[Written request] Write out the data below exactly as given, without any of its pictures.

================================

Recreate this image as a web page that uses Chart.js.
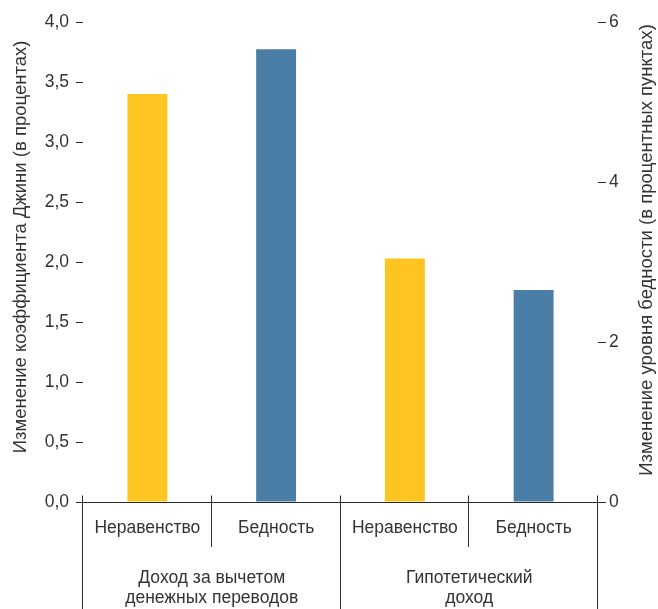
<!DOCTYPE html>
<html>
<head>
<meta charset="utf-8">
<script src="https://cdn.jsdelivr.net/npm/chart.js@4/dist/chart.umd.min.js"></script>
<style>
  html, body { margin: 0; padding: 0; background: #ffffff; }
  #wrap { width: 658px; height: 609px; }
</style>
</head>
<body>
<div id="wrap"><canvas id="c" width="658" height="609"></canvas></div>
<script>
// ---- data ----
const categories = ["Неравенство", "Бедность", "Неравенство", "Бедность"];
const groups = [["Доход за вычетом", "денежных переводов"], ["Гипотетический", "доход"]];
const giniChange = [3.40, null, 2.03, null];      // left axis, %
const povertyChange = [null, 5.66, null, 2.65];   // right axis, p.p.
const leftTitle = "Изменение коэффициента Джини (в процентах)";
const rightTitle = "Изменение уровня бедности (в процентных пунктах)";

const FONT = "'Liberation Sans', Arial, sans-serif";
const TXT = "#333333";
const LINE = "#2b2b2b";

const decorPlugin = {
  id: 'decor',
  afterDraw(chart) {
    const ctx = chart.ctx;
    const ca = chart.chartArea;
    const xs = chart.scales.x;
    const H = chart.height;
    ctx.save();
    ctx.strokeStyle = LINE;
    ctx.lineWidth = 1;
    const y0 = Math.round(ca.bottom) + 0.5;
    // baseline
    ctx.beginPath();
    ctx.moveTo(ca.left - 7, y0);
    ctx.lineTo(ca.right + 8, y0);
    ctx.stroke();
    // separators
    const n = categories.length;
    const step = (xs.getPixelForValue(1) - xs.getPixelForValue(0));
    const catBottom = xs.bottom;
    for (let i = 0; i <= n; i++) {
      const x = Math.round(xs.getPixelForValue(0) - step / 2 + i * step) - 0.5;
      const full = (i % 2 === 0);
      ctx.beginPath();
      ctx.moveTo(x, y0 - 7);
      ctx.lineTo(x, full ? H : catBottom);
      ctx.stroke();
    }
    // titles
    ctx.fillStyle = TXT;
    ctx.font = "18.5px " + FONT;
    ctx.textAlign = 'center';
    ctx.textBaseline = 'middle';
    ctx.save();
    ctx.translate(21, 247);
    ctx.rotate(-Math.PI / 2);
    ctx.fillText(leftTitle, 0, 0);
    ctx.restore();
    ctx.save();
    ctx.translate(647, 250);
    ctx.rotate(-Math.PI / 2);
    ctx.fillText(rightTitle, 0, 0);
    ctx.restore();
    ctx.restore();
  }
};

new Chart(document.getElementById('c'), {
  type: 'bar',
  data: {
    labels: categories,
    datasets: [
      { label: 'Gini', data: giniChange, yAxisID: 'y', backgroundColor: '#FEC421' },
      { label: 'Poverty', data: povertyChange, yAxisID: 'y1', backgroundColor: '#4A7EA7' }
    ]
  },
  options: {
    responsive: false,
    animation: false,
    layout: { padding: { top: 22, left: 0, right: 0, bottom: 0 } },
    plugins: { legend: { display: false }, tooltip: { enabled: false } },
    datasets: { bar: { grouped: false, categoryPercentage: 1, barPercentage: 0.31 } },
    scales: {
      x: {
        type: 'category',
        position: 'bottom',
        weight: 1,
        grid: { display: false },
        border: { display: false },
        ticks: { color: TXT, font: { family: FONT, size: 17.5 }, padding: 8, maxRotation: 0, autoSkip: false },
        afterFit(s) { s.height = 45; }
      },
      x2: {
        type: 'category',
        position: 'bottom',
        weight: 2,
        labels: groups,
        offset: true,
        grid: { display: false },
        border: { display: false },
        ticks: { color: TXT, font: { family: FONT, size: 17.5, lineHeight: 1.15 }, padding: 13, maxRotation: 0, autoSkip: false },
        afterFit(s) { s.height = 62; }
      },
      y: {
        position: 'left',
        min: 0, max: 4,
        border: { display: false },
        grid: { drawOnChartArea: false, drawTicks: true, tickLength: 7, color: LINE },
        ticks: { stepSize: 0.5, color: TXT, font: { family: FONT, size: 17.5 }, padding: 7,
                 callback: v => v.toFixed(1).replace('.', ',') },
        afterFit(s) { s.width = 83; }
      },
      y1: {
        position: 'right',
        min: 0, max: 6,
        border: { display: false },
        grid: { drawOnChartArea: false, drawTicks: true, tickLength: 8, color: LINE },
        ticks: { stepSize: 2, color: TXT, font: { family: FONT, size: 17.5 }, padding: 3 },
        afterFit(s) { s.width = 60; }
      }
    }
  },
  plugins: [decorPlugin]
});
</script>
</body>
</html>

================================

[Expected answer]
Recreate this image as a web page that uses Chart.js.
<!DOCTYPE html>
<html>
<head>
<meta charset="utf-8">
<script src="https://cdn.jsdelivr.net/npm/chart.js@4/dist/chart.umd.min.js"></script>
<style>
  html, body { margin: 0; padding: 0; background: #ffffff; }
  #wrap { width: 658px; height: 609px; }
</style>
</head>
<body>
<div id="wrap"><canvas id="c" width="658" height="609"></canvas></div>
<script>
// ---- data ----
const categories = ["Неравенство", "Бедность", "Неравенство", "Бедность"];
const groups = [["Доход за вычетом", "денежных переводов"], ["Гипотетический", "доход"]];
const giniChange = [3.40, null, 2.03, null];      // left axis, %
const povertyChange = [null, 5.66, null, 2.65];   // right axis, p.p.
const leftTitle = "Изменение коэффициента Джини (в процентах)";
const rightTitle = "Изменение уровня бедности (в процентных пунктах)";

const FONT = "'Liberation Sans', Arial, sans-serif";
const TXT = "#333333";
const LINE = "#2b2b2b";

const decorPlugin = {
  id: 'decor',
  afterDraw(chart) {
    const ctx = chart.ctx;
    const ca = chart.chartArea;
    const xs = chart.scales.x;
    const H = chart.height;
    ctx.save();
    ctx.strokeStyle = LINE;
    ctx.lineWidth = 1;
    const y0 = Math.round(ca.bottom) + 0.5;
    // baseline
    ctx.beginPath();
    ctx.moveTo(ca.left - 7, y0);
    ctx.lineTo(ca.right + 8, y0);
    ctx.stroke();
    // separators
    const n = categories.length;
    const step = (xs.getPixelForValue(1) - xs.getPixelForValue(0));
    const catBottom = xs.bottom;
    for (let i = 0; i <= n; i++) {
      const x = Math.round(xs.getPixelForValue(0) - step / 2 + i * step) - 0.5;
      const full = (i % 2 === 0);
      ctx.beginPath();
      ctx.moveTo(x, y0 - 7);
      ctx.lineTo(x, full ? H : catBottom);
      ctx.stroke();
    }
    // titles
    ctx.fillStyle = TXT;
    ctx.font = "18.5px " + FONT;
    ctx.textAlign = 'center';
    ctx.textBaseline = 'middle';
    ctx.save();
    ctx.translate(21, 247);
    ctx.rotate(-Math.PI / 2);
    ctx.fillText(leftTitle, 0, 0);
    ctx.restore();
    ctx.save();
    ctx.translate(647, 250);
    ctx.rotate(-Math.PI / 2);
    ctx.fillText(rightTitle, 0, 0);
    ctx.restore();
    ctx.restore();
  }
};

new Chart(document.getElementById('c'), {
  type: 'bar',
  data: {
    labels: categories,
    datasets: [
      { label: 'Gini', data: giniChange, yAxisID: 'y', backgroundColor: '#FEC421' },
      { label: 'Poverty', data: povertyChange, yAxisID: 'y1', backgroundColor: '#4A7EA7' }
    ]
  },
  options: {
    responsive: false,
    animation: false,
    layout: { padding: { top: 22, left: 0, right: 0, bottom: 0 } },
    plugins: { legend: { display: false }, tooltip: { enabled: false } },
    datasets: { bar: { grouped: false, categoryPercentage: 1, barPercentage: 0.31 } },
    scales: {
      x: {
        type: 'category',
        position: 'bottom',
        weight: 1,
        grid: { display: false },
        border: { display: false },
        ticks: { color: TXT, font: { family: FONT, size: 17.5 }, padding: 8, maxRotation: 0, autoSkip: false },
        afterFit(s) { s.height = 45; }
      },
      x2: {
        type: 'category',
        position: 'bottom',
        weight: 2,
        labels: groups,
        offset: true,
        grid: { display: false },
        border: { display: false },
        ticks: { color: TXT, font: { family: FONT, size: 17.5, lineHeight: 1.15 }, padding: 13, maxRotation: 0, autoSkip: false },
        afterFit(s) { s.height = 62; }
      },
      y: {
        position: 'left',
        min: 0, max: 4,
        border: { display: false },
        grid: { drawOnChartArea: false, drawTicks: true, tickLength: 7, color: LINE },
        ticks: { stepSize: 0.5, color: TXT, font: { family: FONT, size: 17.5 }, padding: 7,
                 callback: v => v.toFixed(1).replace('.', ',') },
        afterFit(s) { s.width = 83; }
      },
      y1: {
        position: 'right',
        min: 0, max: 6,
        border: { display: false },
        grid: { drawOnChartArea: false, drawTicks: true, tickLength: 8, color: LINE },
        ticks: { stepSize: 2, color: TXT, font: { family: FONT, size: 17.5 }, padding: 3 },
        afterFit(s) { s.width = 60; }
      }
    }
  },
  plugins: [decorPlugin]
});
</script>
</body>
</html>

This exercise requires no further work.